A man looks at his watch as he passes an electronic board displaying a graph of currency rates outside a brokerage in Tokyo.

Tokyo - Tokyo stocks slipped 0.36 percent on Tuesday following losses on Wall Street and on lingering concerns about tensions between the West and Russia over Ukraine.

The benchmark Nikkei 225 index fell 52.11 points to finish at 14,423.19, while the Topix index of all first-section shares edged up 0.06 percent, or 0.66 points, to 1,163.70.

Investors tracked the retreat on Wall Street where the Dow finished 0.16 percent lower and the tech-rich Nasdaq fell 1.2 percent.

US President Barack Obama and other members of the Group of Seven economic powers on Monday cancelled an upcoming summit in Russia, seeking to deepen Moscow's isolation after it absorbed Crimea from Ukraine this month.

After emergency talks called by Obama, it was announced that the June gathering in Sochi would be replaced by a G7 meeting in Brussels, without Russian involvement.

The simmering tensions have spooked investors, but dealers say there has been an encouraging pick up in Japanese shares' trading volume.
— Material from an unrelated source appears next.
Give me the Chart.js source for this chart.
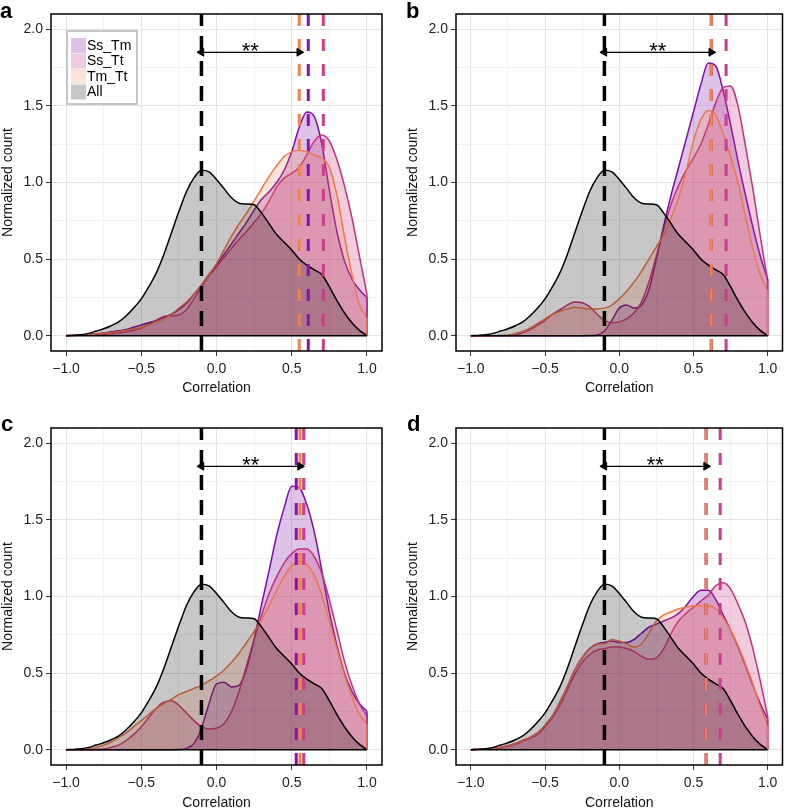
<!DOCTYPE html>
<html>
<head>
<meta charset="utf-8">
<script src="https://cdn.jsdelivr.net/npm/chart.js@4.4.0/dist/chart.umd.min.js"></script>
<style>
  body { margin: 0; background: #fff; }
  #wrap { position: relative; width: 788px; height: 810px; }
  #wrap canvas { position: absolute; }
</style>
</head>
<body>
<div id="wrap">
  <canvas id="pa" width="394" height="405" style="left:0;top:0"></canvas>
  <canvas id="pb" width="394" height="405" style="left:394px;top:0"></canvas>
  <canvas id="pc" width="394" height="405" style="left:0;top:405px"></canvas>
  <canvas id="pd" width="394" height="405" style="left:394px;top:405px"></canvas>
</div>
<script>
// x grid of the density curves
const correlation = [-1.00,-0.95,-0.90,-0.85,-0.80,-0.75,-0.70,-0.65,-0.60,-0.55,-0.50,-0.45,-0.40,-0.35,-0.30,-0.25,-0.20,-0.15,-0.10,-0.05,
  0.00,0.05,0.10,0.15,0.20,0.25,0.30,0.35,0.40,0.45,0.50,0.55,0.60,0.65,0.70,0.75,0.80,0.85,0.90,0.95,1.00];

const seriesNames = ['Ss_Tm', 'Ss_Tt', 'Tm_Tt', 'All'];

// "All" density, same in every panel
const allCount = [0,.002,.006,.015,.03,.045,.065,.09,.13,.18,.24,.32,.41,.53,.67,.81,.94,1.03,1.08,1.07,
  1.02,.96,.9,.865,.86,.855,.8,.73,.66,.61,.56,.5,.46,.43,.4,.32,.23,.15,.085,.035,0];

// panel a
const a_SsTm = [0,.003,.005,.008,.012,.018,.025,.032,.04,.055,.07,.085,.1,.12,.14,.17,.21,.27,.33,.4,
  .46,.53,.6,.67,.74,.82,.89,.94,1.0,1.08,1.2,1.36,1.46,1.43,1.25,.95,.68,.49,.37,.3,.25];
const a_SsTt = [0,.002,.003,.005,.006,.009,.012,.018,.025,.035,.05,.075,.1,.125,.13,.135,.17,.24,.32,.39,
  .45,.51,.57,.63,.68,.74,.8,.88,.97,1.03,1.06,1.1,1.18,1.27,1.31,1.27,1.15,.98,.77,.52,.27];
const a_TmTt = [0,.003,.005,.008,.012,.016,.02,.027,.035,.045,.055,.07,.09,.11,.14,.18,.22,.27,.33,.4,
  .47,.56,.65,.73,.8,.88,.96,1.04,1.11,1.17,1.2,1.21,1.2,1.18,1.16,1.1,.92,.65,.4,.2,.12];

// panel b
const b_SsTm = [0,0,0,0,0,0,0,0,0,0,0,0,0,0,0,0,.001,.005,.03,.1,
  .18,.2,.18,.2,.3,.5,.72,.92,1.1,1.28,1.46,1.64,1.78,1.76,1.6,1.38,1.14,.92,.71,.52,.37];
const b_SsTt = [0,0,0,0,0,.001,.005,.02,.04,.07,.1,.14,.17,.2,.22,.215,.19,.14,.1,.085,
  .09,.11,.15,.22,.35,.52,.7,.86,.98,1.08,1.16,1.25,1.38,1.52,1.62,1.63,1.5,1.24,.96,.65,.36];
const b_TmTt = [0,0,0,0,.002,.005,.015,.03,.05,.08,.11,.14,.16,.175,.185,.18,.175,.175,.18,.2,
  .24,.29,.35,.42,.5,.58,.66,.77,.9,1.07,1.27,1.41,1.47,1.44,1.32,1.17,1.0,.78,.57,.4,.3];

// panel c
const c_SsTm = [0,0,0,0,0,0,0,0,0,0,0,0,0,0,0,.001,.008,.04,.14,.3,
  .43,.44,.41,.42,.53,.72,.95,1.17,1.4,1.58,1.72,1.71,1.6,1.42,1.17,.9,.68,.5,.38,.3,.25];
const c_SsTt = [0,0,0,0,.002,.005,.015,.03,.06,.1,.15,.21,.27,.31,.32,.29,.24,.19,.15,.135,
  .14,.17,.25,.38,.55,.72,.88,1.02,1.13,1.22,1.28,1.31,1.31,1.26,1.15,.98,.78,.58,.42,.3,.22];
const c_TmTt = [0,0,0,.005,.015,.03,.05,.08,.11,.15,.19,.23,.27,.3,.33,.36,.38,.4,.42,.45,
  .48,.52,.57,.63,.7,.77,.85,.94,1.04,1.13,1.2,1.23,1.21,1.14,1.01,.84,.66,.49,.35,.23,.17];

// panel d
const d_SsTm = [0,.002,.005,.01,.015,.025,.04,.06,.08,.11,.16,.22,.31,.41,.52,.6,.66,.69,.7,.71,
  .7,.7,.72,.76,.8,.82,.84,.86,.89,.94,1.0,1.04,1.04,.98,.88,.78,.67,.55,.42,.3,.2];
const d_SsTt = [0,.002,.004,.008,.013,.022,.035,.055,.075,.1,.15,.21,.29,.39,.49,.57,.62,.65,.66,.67,
  .67,.66,.64,.61,.59,.6,.66,.76,.84,.89,.93,.97,1.01,1.07,1.09,1.05,.95,.83,.66,.45,.22];
const d_TmTt = [0,.002,.005,.01,.015,.025,.04,.06,.08,.11,.16,.22,.31,.41,.52,.6,.66,.69,.69,.72,
  .71,.69,.67,.69,.76,.84,.88,.9,.92,.93,.94,.94,.94,.92,.86,.78,.68,.56,.43,.28,.16];

// medians, order Ss_Tm, Ss_Tt, Tm_Tt
const medianAll = -0.1;
const a_medians = [0.61, 0.71, 0.55];
const b_medians = [0.62, 0.72, 0.62];
const c_medians = [0.53, 0.58, 0.555];
const d_medians = [0.585, 0.68, 0.585];

// axis ticks
const xTicks = [-1, -0.75, -0.5, -0.25, 0, 0.25, 0.5, 0.75, 1];
const yTicks = [0, 0.25, 0.5, 0.75, 1, 1.25, 1.5, 1.75, 2];
const xMin = -1.1, xMax = 1.1, yMin = -0.1, yMax = 2.1;
const arrowY = 1.85;
const starY = 1.81;
const starText = '**';

const lineColors = { Ss_Tm: '#7d0ca8', Ss_Tt: '#c2317c', Tm_Tt: '#ec7845', All: '#000000' };
const fillColors = { Ss_Tm: 'rgba(123,14,166,0.25)', Ss_Tt: 'rgba(196,51,122,0.25)',
                     Tm_Tt: 'rgba(238,122,69,0.2)', All: 'rgba(0,0,0,0.22)' };
const medianColors = { Ss_Tm: '#8a10b6', Ss_Tt: '#cc3c88', Tm_Tt: '#f0824e' };

Chart.defaults.font.family = "'Liberation Sans', Arial, sans-serif";
Chart.defaults.color = '#222';

const isMajor = v => Math.abs(v * 2 - Math.round(v * 2)) < 1e-9;
const fmt = v => isMajor(v) ? (v < 0 ? '\u2212' + Math.abs(v).toFixed(1) : v.toFixed(1)) : '';
const lastX = correlation[correlation.length - 1];

const decor = {
  id: 'decor',
  afterDraw(chart, args, o) {
    const { ctx, chartArea: ca, scales: { x, y } } = chart;
    ctx.save();
    ctx.strokeStyle = '#000';
    ctx.lineWidth = 1.5;
    ctx.strokeRect(ca.left, ca.top, ca.width, ca.height);

    ctx.fillStyle = '#000';
    ctx.font = "22px 'Liberation Sans', Arial, sans-serif";
    ctx.textAlign = 'center';
    ctx.textBaseline = 'alphabetic';
    ctx.fillText(starText, x.getPixelForValue((medianAll + o.arrowEnd) / 2), y.getPixelForValue(starY));

    ctx.font = "bold 22px 'Liberation Sans', Arial, sans-serif";
    ctx.textAlign = 'left';
    ctx.fillText(o.letter, o.letterX, o.letterY);

    if (o.legend) {
      const bx = ca.left + 16, by = ca.top + 17;
      ctx.fillStyle = '#fff';
      ctx.fillRect(bx, by, 70, 73);
      ctx.strokeStyle = '#b5b5b5';
      ctx.lineWidth = 1.5;
      ctx.strokeRect(bx, by, 70, 73);
      ctx.font = "14px 'Liberation Sans', Arial, sans-serif";
      ctx.textBaseline = 'middle';
      seriesNames.forEach((name, i) => {
        const sy = by + 7 + i * 15.5;
        ctx.fillStyle = fillColors[name];
        ctx.fillRect(bx + 4, sy, 15, 15);
        ctx.fillStyle = '#000';
        ctx.fillText(name, bx + 20, sy + 8);
      });
    }
    ctx.restore();
  }
};

const panels = [
  { id: 'pa', letter: 'a', SsTm: a_SsTm, SsTt: a_SsTt, TmTt: a_TmTt, med: a_medians,
    pad: { left: 0, right: 12, top: 14, bottom: 0 }, xHeight: 54, titlePad: 8, letterX: 0, letterY: 18, legend: true },
  { id: 'pb', letter: 'b', SsTm: b_SsTm, SsTt: b_SsTt, TmTt: b_TmTt, med: b_medians,
    pad: { left: 11, right: 1, top: 14, bottom: 0 }, xHeight: 54, titlePad: 8, letterX: 12, letterY: 18, legend: false },
  { id: 'pc', letter: 'c', SsTm: c_SsTm, SsTt: c_SsTt, TmTt: c_TmTt, med: c_medians,
    pad: { left: 0, right: 12, top: 23, bottom: 0 }, xHeight: 45, titlePad: -2, letterX: 1, letterY: 26, legend: false },
  { id: 'pd', letter: 'd', SsTm: d_SsTm, SsTt: d_SsTt, TmTt: d_TmTt, med: d_medians,
    pad: { left: 11, right: 1, top: 23, bottom: 0 }, xHeight: 45, titlePad: -2, letterX: 13, letterY: 26, legend: false }
];

function gridOpts() {
  return {
    color: c => (c.tick && isMajor(c.tick.value)) ? '#e3e3e3' : '#f2f2f2',
    tickColor: c => (c.tick && isMajor(c.tick.value)) ? '#333' : 'rgba(0,0,0,0)',
    tickLength: 5,
    lineWidth: 1
  };
}

panels.forEach(p => {
  const density = (name, vals) => ({
    label: name,
    data: correlation.map((c, i) => ({ x: c, y: vals[i] })),
    borderColor: lineColors[name],
    backgroundColor: fillColors[name],
    borderWidth: 1.5,
    fill: 'origin',
    pointRadius: 0,
    cubicInterpolationMode: 'monotone'
  });
  // vertical closing edge of an area at the right end of the range
  const edge = (name, vals) => ({
    data: [{ x: lastX, y: 0 }, { x: lastX, y: vals[vals.length - 1] }],
    borderColor: lineColors[name],
    borderWidth: 1.5,
    pointRadius: 0,
    fill: false
  });
  const medLine = (m, color, width, dash) => ({
    data: [{ x: m, y: yMin }, { x: m, y: yMax }],
    borderColor: color,
    borderWidth: width,
    borderDash: dash,
    pointRadius: 0,
    fill: false
  });

  const datasets = [
    { // significance arrow
      data: [{ x: medianAll, y: arrowY }, { x: p.med[2], y: arrowY }],
      borderColor: '#000', borderWidth: 1.3, fill: false,
      pointStyle: 'triangle', pointRadius: 4.5, pointRotation: [-90, 90],
      pointBackgroundColor: '#000', pointBorderColor: '#000', pointBorderWidth: 1
    },
    medLine(medianAll, '#000', 3.5, [15, 10]),
    medLine(p.med[2], medianColors.Tm_Tt, 3, [12, 13]),
    medLine(p.med[1], medianColors.Ss_Tt, 3, [12, 13]),
    medLine(p.med[0], medianColors.Ss_Tm, 3, [12, 13]),
    { // baseline of the areas
      data: [{ x: correlation[0], y: 0 }, { x: lastX, y: 0 }],
      borderColor: '#000', borderWidth: 1.5, pointRadius: 0, fill: false
    },
    edge('Tm_Tt', p.TmTt),
    edge('Ss_Tt', p.SsTt),
    edge('Ss_Tm', p.SsTm),
    density('All', allCount),
    density('Tm_Tt', p.TmTt),
    density('Ss_Tt', p.SsTt),
    density('Ss_Tm', p.SsTm)
  ];

  new Chart(document.getElementById(p.id), {
    type: 'line',
    data: { datasets },
    options: {
      responsive: false,
      animation: false,
      events: [],
      layout: { padding: p.pad },
      plugins: {
        legend: { display: false },
        tooltip: { enabled: false },
        decor: { letter: p.letter, letterX: p.letterX, letterY: p.letterY, legend: p.legend, arrowEnd: p.med[2] }
      },
      scales: {
        x: {
          type: 'linear', min: xMin, max: xMax,
          afterBuildTicks: s => { s.ticks = xTicks.map(v => ({ value: v })); },
          afterFit: s => { s.height = p.xHeight; },
          ticks: { callback: fmt, font: { size: 14 }, color: '#222', padding: 5, maxRotation: 0, autoSkip: false },
          grid: gridOpts(),
          border: { display: false },
          title: { display: true, text: 'Correlation', font: { size: 14 }, color: '#111',
                   padding: { top: 0, bottom: p.titlePad } }
        },
        y: {
          type: 'linear', min: yMin, max: yMax,
          afterBuildTicks: s => { s.ticks = yTicks.map(v => ({ value: v })); },
          afterFit: s => { s.width = 51; },
          ticks: { callback: fmt, font: { size: 14 }, color: '#222', padding: 3, autoSkip: false },
          grid: gridOpts(),
          border: { display: false },
          title: { display: true, text: 'Normalized count', font: { size: 14 }, color: '#111',
                   padding: { top: 0, bottom: 0 } }
        }
      }
    },
    plugins: [decor]
  });
});
</script>
</body>
</html>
“Although risk aversion has declined from recently elevated levels there is still a high degree of caution from investors who are unwilling to take long-term bets,” Credit Agricole said in a note.

“The causes of market angst have remained unchanged over recent weeks, namely Ukraine tensions, weaker growth in China and US data that has performed below expectations.”

Chinese manufacturing activity contracted in March to its lowest level in eight months, data showed Monday, prompting calls for policymakers to tackle a painful slowdown in the world's number two economy.

China is a major trading partner with Japan and any weakness in the powerhouse economy affects Japanese firms.

Tokyo investors are also closely watching the impact of Japan's April 1 sales tax hike, its first since the late 1990s, amid fears it will hit consumer spending and dent the country's nascent recovery.

“It takes time to see the impact of the sales-tax hike clearly,” Shigeo Sugawara, senior investment manager at Sompo Japan Nipponkoa Asset Management, told Dow Jones Newswires.

In forex markets, the dollar bought 102.25 yen, compared with 102.26 yen in New York Monday.

In stock trading, Sharp fell 2.02 percent to 291 yen and Nikon lost 0.60 percent to 1,635 yen, while Sony rose 2.16 percent to close at 1,837 yen.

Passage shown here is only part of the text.